Goal:
Extract all lines that hold the string "this".

Records provided:
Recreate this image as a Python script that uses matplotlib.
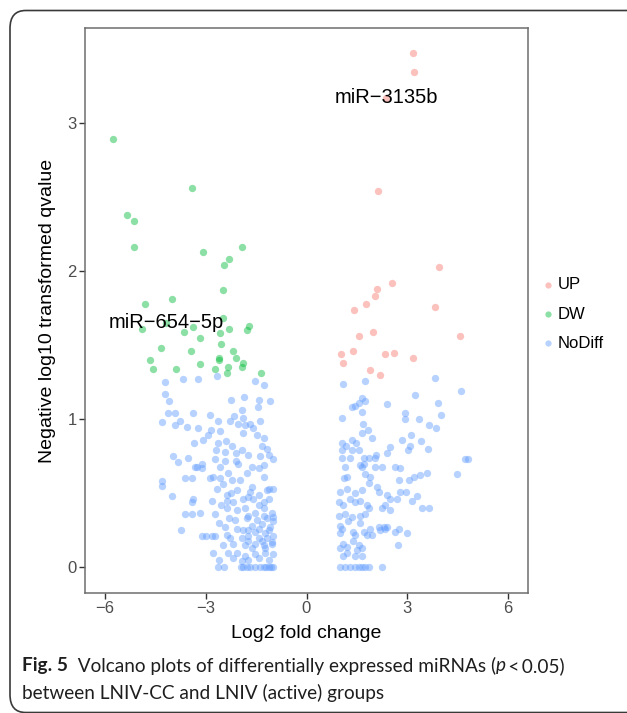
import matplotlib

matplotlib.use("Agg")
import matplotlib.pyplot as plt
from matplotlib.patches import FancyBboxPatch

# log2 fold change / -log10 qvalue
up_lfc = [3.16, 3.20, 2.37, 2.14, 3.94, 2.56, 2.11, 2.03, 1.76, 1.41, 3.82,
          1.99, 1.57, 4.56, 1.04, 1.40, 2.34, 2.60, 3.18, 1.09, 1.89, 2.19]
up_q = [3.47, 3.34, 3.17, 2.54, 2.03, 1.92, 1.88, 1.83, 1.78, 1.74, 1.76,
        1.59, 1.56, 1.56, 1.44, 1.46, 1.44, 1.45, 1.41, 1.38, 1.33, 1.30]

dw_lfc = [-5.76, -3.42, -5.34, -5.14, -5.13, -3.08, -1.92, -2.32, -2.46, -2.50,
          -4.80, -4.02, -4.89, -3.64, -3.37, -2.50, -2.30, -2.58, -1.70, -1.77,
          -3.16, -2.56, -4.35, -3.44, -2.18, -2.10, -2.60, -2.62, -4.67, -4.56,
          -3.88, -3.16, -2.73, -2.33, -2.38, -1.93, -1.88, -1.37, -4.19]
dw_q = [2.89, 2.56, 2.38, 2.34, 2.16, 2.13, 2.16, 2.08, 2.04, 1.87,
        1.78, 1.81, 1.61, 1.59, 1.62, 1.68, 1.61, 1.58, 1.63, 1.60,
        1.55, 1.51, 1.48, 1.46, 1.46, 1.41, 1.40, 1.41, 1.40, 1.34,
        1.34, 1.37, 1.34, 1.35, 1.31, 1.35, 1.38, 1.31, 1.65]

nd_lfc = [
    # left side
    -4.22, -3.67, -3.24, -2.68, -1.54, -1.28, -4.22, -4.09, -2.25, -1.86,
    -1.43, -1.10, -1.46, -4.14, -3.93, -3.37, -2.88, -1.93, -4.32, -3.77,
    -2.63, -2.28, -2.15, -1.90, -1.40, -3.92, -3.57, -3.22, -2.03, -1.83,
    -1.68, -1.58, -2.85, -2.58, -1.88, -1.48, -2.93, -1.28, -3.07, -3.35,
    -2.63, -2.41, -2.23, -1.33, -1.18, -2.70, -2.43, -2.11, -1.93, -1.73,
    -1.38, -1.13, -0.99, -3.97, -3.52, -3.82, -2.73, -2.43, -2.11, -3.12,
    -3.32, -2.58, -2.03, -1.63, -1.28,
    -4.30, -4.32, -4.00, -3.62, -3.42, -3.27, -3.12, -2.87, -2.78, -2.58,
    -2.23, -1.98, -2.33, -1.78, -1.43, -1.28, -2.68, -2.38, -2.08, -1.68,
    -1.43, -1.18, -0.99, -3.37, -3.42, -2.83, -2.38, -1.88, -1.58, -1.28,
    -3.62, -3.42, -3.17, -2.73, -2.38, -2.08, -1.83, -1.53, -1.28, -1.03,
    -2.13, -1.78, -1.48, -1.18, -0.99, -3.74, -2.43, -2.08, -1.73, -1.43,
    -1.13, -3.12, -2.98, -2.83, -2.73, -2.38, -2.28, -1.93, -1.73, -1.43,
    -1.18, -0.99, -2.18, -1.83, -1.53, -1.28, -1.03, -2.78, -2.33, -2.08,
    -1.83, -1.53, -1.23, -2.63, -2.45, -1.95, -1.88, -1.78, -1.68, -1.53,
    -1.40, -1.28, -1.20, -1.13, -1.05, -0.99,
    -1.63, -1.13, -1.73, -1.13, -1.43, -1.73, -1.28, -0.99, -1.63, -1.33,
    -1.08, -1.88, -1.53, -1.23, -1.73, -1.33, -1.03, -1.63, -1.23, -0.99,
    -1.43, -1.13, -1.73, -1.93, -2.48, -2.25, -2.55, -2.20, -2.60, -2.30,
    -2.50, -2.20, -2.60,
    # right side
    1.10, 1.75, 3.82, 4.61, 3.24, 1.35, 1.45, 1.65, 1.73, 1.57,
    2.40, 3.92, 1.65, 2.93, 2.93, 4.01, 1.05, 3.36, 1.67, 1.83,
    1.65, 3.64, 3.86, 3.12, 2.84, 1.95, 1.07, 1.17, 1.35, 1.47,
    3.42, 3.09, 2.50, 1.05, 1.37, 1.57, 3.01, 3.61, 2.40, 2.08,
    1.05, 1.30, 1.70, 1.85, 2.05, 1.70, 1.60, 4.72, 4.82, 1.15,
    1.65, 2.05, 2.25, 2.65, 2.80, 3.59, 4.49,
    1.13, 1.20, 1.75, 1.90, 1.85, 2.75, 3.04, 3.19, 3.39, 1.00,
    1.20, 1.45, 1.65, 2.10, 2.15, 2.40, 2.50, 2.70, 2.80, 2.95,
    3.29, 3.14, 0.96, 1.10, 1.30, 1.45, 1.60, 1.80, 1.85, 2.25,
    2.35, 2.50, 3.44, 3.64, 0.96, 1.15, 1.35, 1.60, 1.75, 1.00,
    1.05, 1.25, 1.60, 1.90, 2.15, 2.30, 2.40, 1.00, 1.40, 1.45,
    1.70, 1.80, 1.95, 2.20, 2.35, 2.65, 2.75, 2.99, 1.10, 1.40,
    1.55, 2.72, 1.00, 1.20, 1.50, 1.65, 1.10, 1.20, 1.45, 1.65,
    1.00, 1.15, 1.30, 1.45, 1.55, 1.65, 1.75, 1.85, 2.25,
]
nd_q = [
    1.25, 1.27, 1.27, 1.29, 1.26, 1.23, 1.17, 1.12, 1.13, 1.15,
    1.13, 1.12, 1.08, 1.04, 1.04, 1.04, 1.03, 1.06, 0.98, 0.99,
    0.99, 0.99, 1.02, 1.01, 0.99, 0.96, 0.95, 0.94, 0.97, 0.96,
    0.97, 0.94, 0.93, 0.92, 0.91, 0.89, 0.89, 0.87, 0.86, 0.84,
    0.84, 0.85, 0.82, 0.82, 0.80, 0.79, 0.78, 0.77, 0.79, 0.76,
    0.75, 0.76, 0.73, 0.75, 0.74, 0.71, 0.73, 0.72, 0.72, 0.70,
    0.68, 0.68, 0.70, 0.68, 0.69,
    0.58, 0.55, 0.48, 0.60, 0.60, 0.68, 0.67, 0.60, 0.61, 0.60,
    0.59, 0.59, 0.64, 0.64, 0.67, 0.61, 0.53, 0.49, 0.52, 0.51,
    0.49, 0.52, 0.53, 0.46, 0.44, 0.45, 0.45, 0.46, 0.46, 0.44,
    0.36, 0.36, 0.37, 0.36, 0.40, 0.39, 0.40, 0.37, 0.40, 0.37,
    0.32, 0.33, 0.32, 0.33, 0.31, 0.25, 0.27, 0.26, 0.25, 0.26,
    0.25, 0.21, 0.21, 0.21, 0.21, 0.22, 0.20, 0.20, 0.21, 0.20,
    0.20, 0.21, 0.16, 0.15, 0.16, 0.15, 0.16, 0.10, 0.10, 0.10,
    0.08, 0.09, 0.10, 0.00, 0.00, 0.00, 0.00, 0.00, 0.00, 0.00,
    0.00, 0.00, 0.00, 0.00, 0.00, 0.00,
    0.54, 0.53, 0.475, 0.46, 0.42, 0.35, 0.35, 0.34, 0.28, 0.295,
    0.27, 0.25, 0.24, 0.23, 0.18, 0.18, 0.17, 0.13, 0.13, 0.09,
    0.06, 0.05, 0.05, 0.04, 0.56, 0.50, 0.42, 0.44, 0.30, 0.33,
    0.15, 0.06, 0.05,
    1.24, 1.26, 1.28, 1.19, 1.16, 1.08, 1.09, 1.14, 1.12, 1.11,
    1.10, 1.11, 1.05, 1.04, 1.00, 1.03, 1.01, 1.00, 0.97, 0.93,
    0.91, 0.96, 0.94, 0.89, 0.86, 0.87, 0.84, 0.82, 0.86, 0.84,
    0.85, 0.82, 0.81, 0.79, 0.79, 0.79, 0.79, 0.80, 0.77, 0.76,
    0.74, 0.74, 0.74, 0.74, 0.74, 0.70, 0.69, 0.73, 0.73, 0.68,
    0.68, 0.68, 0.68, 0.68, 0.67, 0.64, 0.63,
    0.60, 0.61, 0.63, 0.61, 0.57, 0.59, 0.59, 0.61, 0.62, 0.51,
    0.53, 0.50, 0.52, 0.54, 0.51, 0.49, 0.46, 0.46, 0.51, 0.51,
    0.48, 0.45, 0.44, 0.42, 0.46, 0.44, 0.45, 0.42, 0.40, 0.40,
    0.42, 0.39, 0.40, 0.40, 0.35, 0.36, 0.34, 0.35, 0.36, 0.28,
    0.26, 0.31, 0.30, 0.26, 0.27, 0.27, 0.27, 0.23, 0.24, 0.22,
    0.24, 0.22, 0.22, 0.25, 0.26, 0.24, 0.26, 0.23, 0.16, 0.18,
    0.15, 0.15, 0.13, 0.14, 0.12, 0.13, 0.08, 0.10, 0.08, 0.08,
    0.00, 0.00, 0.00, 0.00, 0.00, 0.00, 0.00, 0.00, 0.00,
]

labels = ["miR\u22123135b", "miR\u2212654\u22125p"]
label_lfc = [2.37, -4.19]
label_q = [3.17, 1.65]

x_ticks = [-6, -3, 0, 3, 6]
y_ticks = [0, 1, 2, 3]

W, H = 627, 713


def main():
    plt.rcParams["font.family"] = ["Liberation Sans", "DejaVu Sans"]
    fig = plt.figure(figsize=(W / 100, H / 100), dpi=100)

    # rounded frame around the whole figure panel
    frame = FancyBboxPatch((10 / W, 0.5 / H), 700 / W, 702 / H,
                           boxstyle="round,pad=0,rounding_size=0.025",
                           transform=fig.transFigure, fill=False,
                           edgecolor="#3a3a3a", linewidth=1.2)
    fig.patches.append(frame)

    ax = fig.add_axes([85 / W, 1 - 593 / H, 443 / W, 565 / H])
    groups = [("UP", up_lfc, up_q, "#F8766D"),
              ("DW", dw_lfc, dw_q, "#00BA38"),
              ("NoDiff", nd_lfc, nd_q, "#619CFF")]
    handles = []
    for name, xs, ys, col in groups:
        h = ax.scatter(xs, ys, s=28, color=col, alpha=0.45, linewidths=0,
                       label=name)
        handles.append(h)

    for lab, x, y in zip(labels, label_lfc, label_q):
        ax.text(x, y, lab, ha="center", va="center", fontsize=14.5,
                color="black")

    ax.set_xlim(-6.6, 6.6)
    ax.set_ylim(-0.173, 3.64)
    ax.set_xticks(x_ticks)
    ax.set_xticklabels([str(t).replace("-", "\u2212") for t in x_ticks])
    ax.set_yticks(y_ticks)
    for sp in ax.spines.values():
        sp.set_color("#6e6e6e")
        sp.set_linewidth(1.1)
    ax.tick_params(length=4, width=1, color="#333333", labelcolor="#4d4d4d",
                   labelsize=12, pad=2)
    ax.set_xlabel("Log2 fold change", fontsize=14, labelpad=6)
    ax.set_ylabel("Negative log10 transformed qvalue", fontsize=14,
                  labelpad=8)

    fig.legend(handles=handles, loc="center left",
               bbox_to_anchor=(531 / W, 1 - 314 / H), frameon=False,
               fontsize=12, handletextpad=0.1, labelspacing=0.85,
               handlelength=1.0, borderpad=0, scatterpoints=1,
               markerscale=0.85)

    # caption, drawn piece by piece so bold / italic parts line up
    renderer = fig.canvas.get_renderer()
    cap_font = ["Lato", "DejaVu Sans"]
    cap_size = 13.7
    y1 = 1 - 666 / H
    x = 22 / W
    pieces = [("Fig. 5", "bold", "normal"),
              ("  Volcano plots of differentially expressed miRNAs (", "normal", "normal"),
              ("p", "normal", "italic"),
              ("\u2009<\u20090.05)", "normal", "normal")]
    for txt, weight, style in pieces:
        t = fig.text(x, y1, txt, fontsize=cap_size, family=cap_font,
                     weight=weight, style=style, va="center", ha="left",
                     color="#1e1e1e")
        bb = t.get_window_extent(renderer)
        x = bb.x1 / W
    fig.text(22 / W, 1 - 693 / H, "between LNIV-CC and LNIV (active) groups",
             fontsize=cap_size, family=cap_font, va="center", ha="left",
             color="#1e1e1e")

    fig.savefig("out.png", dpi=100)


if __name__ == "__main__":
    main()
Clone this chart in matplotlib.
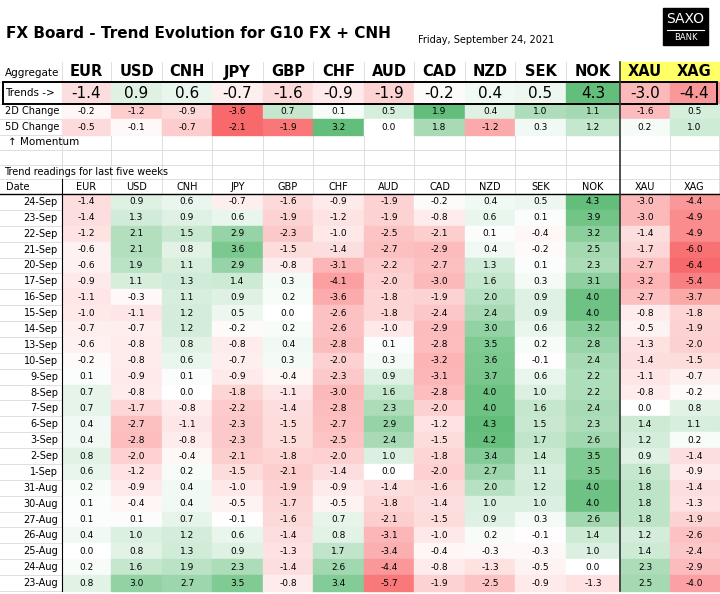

Exercise response:
Recreate this image as a Python script that uses matplotlib.
Clone this chart in matplotlib.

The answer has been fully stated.